Aunque,
cinematográficamente hablando, creciera de la mano de Lars von Trier, con el
que fundó Dogma 95, Thomas Vinterberg ha apostado en la última década por
alejarse de los postulados del movimiento que inició para alinearse en un
estilo mucho más frío y complejo. Para adentrarse en el territorio que tan bien
explora Michael Haneke. Por fortuna para los valencianos, la obra del cineasta
danés no nos es desconocida, gracias a los esfuerzos de Cinema Jove por haber
rescatado filmes nunca estrenados en salas comerciales en territorio español.
La caza es la culminación de ese
esfuerzo por desligarse de sus dogmas para contar una historia tan difícil,
como la de las acusaciones de pederastia a un hombre en apariencia normal, con
la suficiente distancia como para obligar al espectador a dar siempre el primer
paso. La caza no es una película cruel, pese a que muchas de sus
imágenes lo sean, porque es honesta. Porque detrás de esas imágenes no hay
concesión alguna a la interpretación. A Vinterberg no parece interesarle mucho
el tema de la pederastia, principal motor de la película, y lo utiliza como un
inteligente MacGuffin para retratar, con minuciosidad puntillista, el derrumbe
moral y físico de un hombre acusado de algo que, aparentemente, no ha hecho.
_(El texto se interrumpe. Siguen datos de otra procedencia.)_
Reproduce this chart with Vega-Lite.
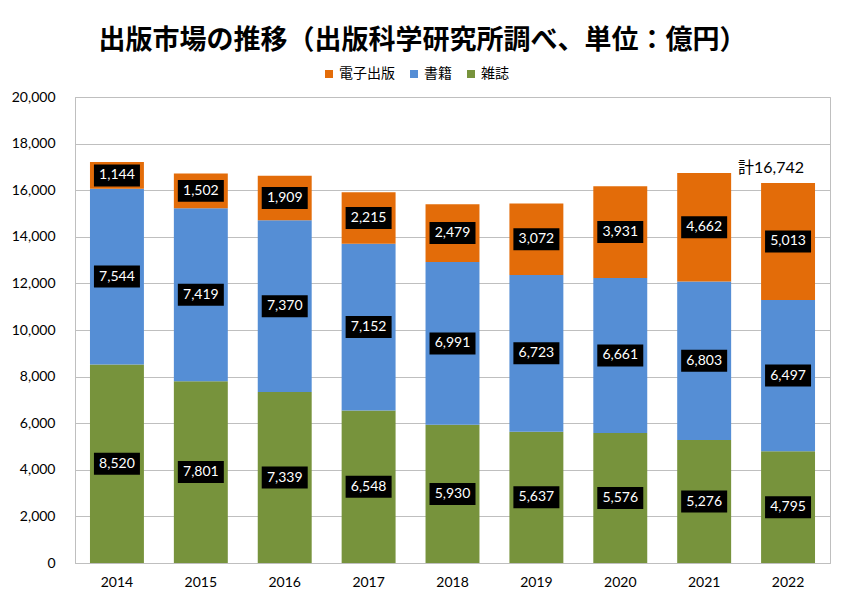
{
  "$schema": "https://vega.github.io/schema/vega-lite/v6.json",
  "width": 755,
  "height": 466,
  "autosize": {"type": "none"},
  "padding": {"left": 75, "top": 97, "right": 14, "bottom": 51},
  "background": "white",
  "title": {
    "text": "出版市場の推移（出版科学研究所調べ、単位：億円）",
    "font": "Noto Sans CJK JP",
    "fontSize": 27,
    "fontWeight": "bold",
    "color": "#000000",
    "anchor": "middle",
    "dx": -30,
    "offset": 12
  },
  "config": {
    "view": {"stroke": "#BFBFBF"},
    "axis": {"labelFont": "Lato", "labelFontSize": 14, "labelColor": "#000000"}
  },
  "data": {
    "values": [
      {"year": "2014", "type": "雑誌", "ord": 1, "value": 8520},
      {"year": "2014", "type": "書籍", "ord": 2, "value": 7544},
      {"year": "2014", "type": "電子出版", "ord": 3, "value": 1144},
      {"year": "2015", "type": "雑誌", "ord": 1, "value": 7801},
      {"year": "2015", "type": "書籍", "ord": 2, "value": 7419},
      {"year": "2015", "type": "電子出版", "ord": 3, "value": 1502},
      {"year": "2016", "type": "雑誌", "ord": 1, "value": 7339},
      {"year": "2016", "type": "書籍", "ord": 2, "value": 7370},
      {"year": "2016", "type": "電子出版", "ord": 3, "value": 1909},
      {"year": "2017", "type": "雑誌", "ord": 1, "value": 6548},
      {"year": "2017", "type": "書籍", "ord": 2, "value": 7152},
      {"year": "2017", "type": "電子出版", "ord": 3, "value": 2215},
      {"year": "2018", "type": "雑誌", "ord": 1, "value": 5930},
      {"year": "2018", "type": "書籍", "ord": 2, "value": 6991},
      {"year": "2018", "type": "電子出版", "ord": 3, "value": 2479},
      {"year": "2019", "type": "雑誌", "ord": 1, "value": 5637},
      {"year": "2019", "type": "書籍", "ord": 2, "value": 6723},
      {"year": "2019", "type": "電子出版", "ord": 3, "value": 3072},
      {"year": "2020", "type": "雑誌", "ord": 1, "value": 5576},
      {"year": "2020", "type": "書籍", "ord": 2, "value": 6661},
      {"year": "2020", "type": "電子出版", "ord": 3, "value": 3931},
      {"year": "2021", "type": "雑誌", "ord": 1, "value": 5276},
      {"year": "2021", "type": "書籍", "ord": 2, "value": 6803},
      {"year": "2021", "type": "電子出版", "ord": 3, "value": 4662},
      {"year": "2022", "type": "雑誌", "ord": 1, "value": 4795},
      {"year": "2022", "type": "書籍", "ord": 2, "value": 6497},
      {"year": "2022", "type": "電子出版", "ord": 3, "value": 5013}
    ]
  },
  "transform": [
    {"stack": "value", "groupby": ["year"], "sort": [{"field": "ord"}], "as": ["v0", "v1"]},
    {"calculate": "(datum.v0 + datum.v1) / 2", "as": "mid"}
  ],
  "encoding": {
    "x": {
      "field": "year",
      "type": "ordinal",
      "scale": {"paddingInner": 0.357, "paddingOuter": 0.1785},
      "axis": {"title": null, "labelAngle": 0, "ticks": false, "domainColor": "#BFBFBF", "labelPadding": 12}
    }
  },
  "layer": [
    {
      "mark": {"type": "bar"},
      "encoding": {
        "y": {
          "field": "v0",
          "type": "quantitative",
          "scale": {"domain": [0, 20000], "nice": false},
          "axis": {
            "title": null,
            "values": [0, 2000, 4000, 6000, 8000, 10000, 12000, 14000, 16000, 18000, 20000],
            "format": ",d",
            "ticks": false,
            "domainColor": "#BFBFBF",
            "gridColor": "#BFBFBF",
            "labelPadding": 20
          }
        },
        "y2": {"field": "v1"},
        "color": {
          "field": "type",
          "type": "nominal",
          "scale": {"domain": ["電子出版", "書籍", "雑誌"], "range": ["#E36C09", "#558ED5", "#77933C"]},
          "legend": {
            "title": null,
            "orient": "none",
            "legendX": 247,
            "legendY": -30,
            "direction": "horizontal",
            "symbolType": "square",
            "symbolSize": 64,
            "symbolStrokeWidth": 0,
            "labelFont": "Noto Sans CJK JP",
            "labelFontSize": 14,
            "labelColor": "#000000",
            "columnPadding": 12,
            "labelOffset": 3
          }
        }
      }
    },
    {
      "mark": {"type": "point", "shape": "M-1,-0.478L1,-0.478L1,0.478L-1,0.478Z", "size": 2116, "filled": true, "color": "#000000", "opacity": 1, "strokeWidth": 0},
      "encoding": {
        "y": {"field": "mid", "type": "quantitative"}
      }
    },
    {
      "mark": {"type": "text", "font": "Lato", "fontSize": 14, "color": "#FFFFFF", "baseline": "middle", "align": "center"},
      "encoding": {
        "y": {"field": "mid", "type": "quantitative"},
        "text": {"field": "value", "type": "quantitative", "format": ",d"}
      }
    },
    {
      "data": {"values": [{"year": "2022", "total": 16742, "label": "計16,742"}]},
      "transform": [],
      "mark": {"type": "text", "font": "Lato, Noto Sans CJK JP", "fontSize": 16, "color": "#000000", "align": "left", "baseline": "alphabetic", "dx": -50},
      "encoding": {
        "y": {"field": "total", "type": "quantitative"},
        "text": {"field": "label", "type": "nominal"}
      }
    }
  ]
}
Al lado de esa caída al vacío, el
director danés construye un mundo fascinante. Una comunidad prototipo de lo
políticamente correcto que pasa los días visitando a los vecinos, un pueblo
pequeño de la Dinamarca profunda cuya principal pasión es la caza, un
microteatro de la Europa más civilizada, en donde, salvo excepciones, el
rechazo social se produce de manera lenta, como una tortura china, sin
estridencias ni apaleamientos públicos en la metafórica picota de la plaza del
pueblo. Un modelo de vida que aparece aquí exquisitamente diseccionado en
personajes como el de la directora del jardín de infancia o el padre de la niña
acusadora. Parafraseando a Shakespeare, podría decirse que La caza pone
en la pantalla la famosa frase de Marcelo en Hamlet: "Algo huele a
podrido en Dinamarca", pero Vinterberg hace extensiva esa podredumbre a
toda Europa, a la sociedad occidental en los tiempos actuales. Porque La
caza también es un retrato exhaustivo de la sociedad del miedo en la que
vivimos, ese orden mundial que nos acojona diariamente con anuncios
apocalípticos que nos pronostican un futuro incierto, que nos hacen vivir en el
alambre de la inseguridad, por mucho que nuestros presuntos valores estén firmemente
arraigados.
Y, en ese mundo modelo del estado del
bienestar, los niños son elementos primordiales: la garantía de que esa
supuesta felicidad continuará. Aquí es donde la mirada de Vinterberg hace más
daño, porque recurre al viejo precepto de "los niños saben" del Henry
James de Otra vuelta de tuerca. Los niños, en La caza, saben
mucho y deciden más. Su presencia es tan inquietante como la de sus coetáneos de
La noche del cazador o La cinta blanca porque callan, porque sus
delaciones no son sino la mecha que enciende una bomba de relojería que acaba
por explotar en manos de quien la manipula y su onda expansiva es capaz de
alcanzar a cualquiera.
Un sobresaliente Mads Mikkelsen, premio
al mejor actor en el último festival de Cannes por esta película, se erige en
absoluto protagonista de un filme tan sencillo en apariencia como complejo en
sus múltiples interpretaciones, que no deja indiferente al espectador y que
está llamado a ser una de las grandes cintas del año.